I'm set pretty well with all the basics, including meds. 

But I'd really love to have a kid holding box! I think it would be so handy for disbudding the kiddos.

And of course I'd love to have more goats too :shades:


----------



## RunAround (Feb 17, 2008)

What do I want/need?? 
More land, Bigger barn, milking machine and more Money. :ROFL:


----------



## AlaskaBoers (May 7, 2008)

Ooh, I'll second every one of Ashley's!!

though I dont need a milking machine.


----------



## goatnutty (Oct 9, 2007)

I could use all those to lol....especially the $$  grandmajo, you can get the kid boxes at http://www.johnsonfarmboergoats.com not to far from here in SouthEastern Indiana if you really want one


----------



## FunnyRiverFarm (Sep 13, 2008)

I have everything I need....but I what I want is a big barn with electricity and running water so I don't have to haul buckets from the house...and so I can see what I am doing when it's dark out.
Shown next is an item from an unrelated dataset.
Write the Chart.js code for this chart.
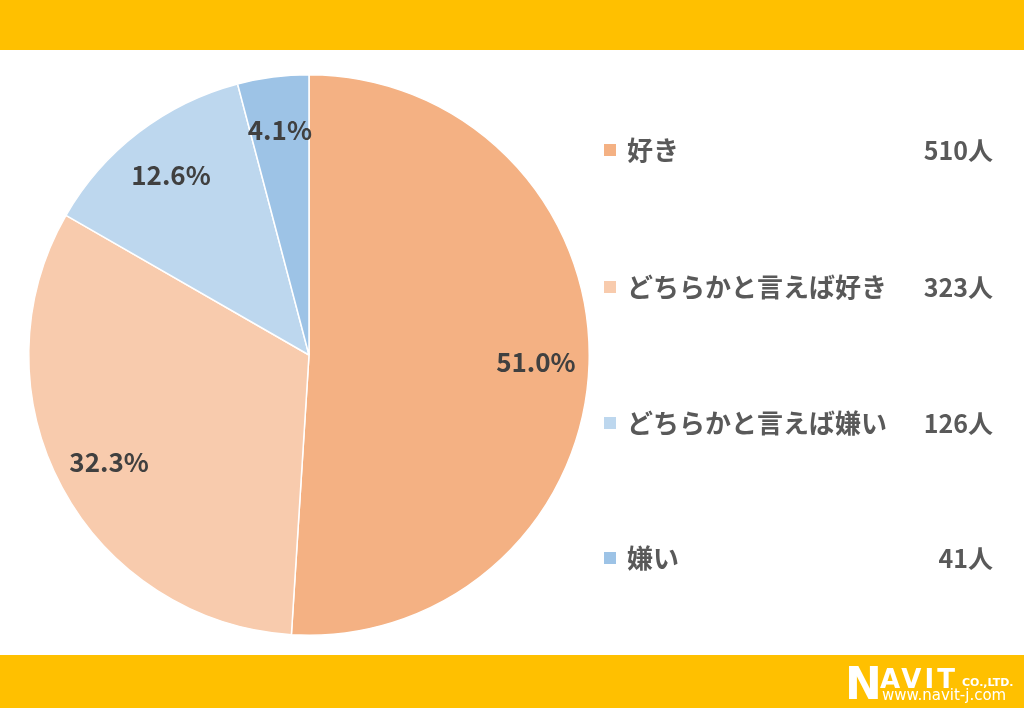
<!DOCTYPE html>
<html>
<head>
<meta charset="utf-8">
<script src="https://cdn.jsdelivr.net/npm/chart.js@4/dist/chart.umd.min.js"></script>
<style>
  html, body { margin: 0; padding: 0; background: #fff; }
  #wrap { width: 1024px; height: 708px; position: relative; }
</style>
</head>
<body>
<div id="wrap"><canvas id="myChart" width="1024" height="708"></canvas></div>
<script>
// data
const labels = ['好き', 'どちらかと言えば好き', 'どちらかと言えば嫌い', '嫌い']
const counts = [510, 323, 126, 41]
const percents = ['51.0%', '32.3%', '12.6%', '4.1%']
const colors = ['#F4B183', '#F8CBAD', '#BDD7EE', '#9DC3E6']

const jpFont = '"Noto Sans CJK JP", "Noto Sans", sans-serif'

// yellow bars + logo
const frame = {
  id: 'frame',
  beforeDraw(chart) {
    const ctx = chart.ctx
    ctx.save()
    ctx.fillStyle = '#fff'
    ctx.fillRect(0, 0, chart.width, chart.height)
    ctx.fillStyle = '#FFC000'
    ctx.fillRect(0, 0, chart.width, 50)
    ctx.fillRect(0, 655, chart.width, chart.height - 655)

    ctx.fillStyle = '#fff'
    ctx.textBaseline = 'alphabetic'
    ctx.font = 'bold 44px "DejaVu Sans", sans-serif'
    ctx.fillText('N', 845, 699)
    ctx.font = 'bold 26px "DejaVu Sans", sans-serif'
    ctx.letterSpacing = '3px'
    ctx.fillText('AVIT', 880, 688)
    ctx.letterSpacing = '0px'
    ctx.font = 'bold 11px "DejaVu Sans", sans-serif'
    ctx.fillText('CO.,LTD.', 962, 686)
    ctx.font = '15px "DejaVu Sans", sans-serif'
    ctx.fillText('www.navit-j.com', 882, 700)
    ctx.restore()
  }
}

// percentage labels on slices + right side legend
const extras = {
  id: 'extras',
  afterDatasetsDraw(chart) {
    const ctx = chart.ctx
    const meta = chart.getDatasetMeta(0)
    ctx.save()
    ctx.font = 'bold 26px ' + jpFont
    ctx.fillStyle = '#404040'
    ctx.textAlign = 'center'
    ctx.textBaseline = 'middle'
    meta.data.forEach((arc, i) => {
      const mid = (arc.startAngle + arc.endAngle) / 2
      const r = arc.outerRadius * 0.81
      ctx.fillText(percents[i], arc.x + Math.cos(mid) * r, arc.y + Math.sin(mid) * r)
    })

    const rows = [150, 287, 423, 558]
    labels.forEach((lab, i) => {
      const y = rows[i]
      ctx.fillStyle = colors[i]
      ctx.fillRect(604, y - 6, 12, 12)
      ctx.fillStyle = '#595959'
      ctx.textAlign = 'left'
      ctx.font = 'bold 26px ' + jpFont
      ctx.fillText(lab, 627, y)
      ctx.textAlign = 'right'
      ctx.font = 'bold 25px ' + jpFont
      ctx.fillText(counts[i] + '人', 993, y)
    })
    ctx.restore()
  }
}

const data = {
  labels: labels,
  datasets: [{
    data: counts,
    backgroundColor: colors,
    borderColor: '#ffffff',
    borderWidth: 1.5
  }]
}

const config = {
  type: 'pie',
  data: data,
  options: {
    responsive: false,
    animation: false,
    layout: { padding: { top: 74, bottom: 72, left: 28, right: 434 } },
    plugins: {
      legend: { display: false },
      tooltip: { enabled: false }
    }
  },
  plugins: [frame, extras]
}

const myChart = new Chart(document.getElementById('myChart'), config)
</script>
</body>
</html>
That would be awesome.


----------



## MissMM (Oct 22, 2007)

The only things I really need are more time, money and energy.


----------



## Bebop (Feb 26, 2010)

What do I need?
:whatgoat: 
Anything and everything... :help: 
I need to post a want ad hahaha


----------



## citylights (Jul 3, 2009)

Oh, I dream of a barn totally adapted to my goats... with lights, hot water -- ooh, maybe a camera? -- more land, and endless supply of volunteers to help me clean, a pile of $$$$ so I could do a goat rescue onder: ....

But I suspect Harry and Justy, my older foundation bucks, are dreaming of having their testicles back! I wethered them both on Friday!


----------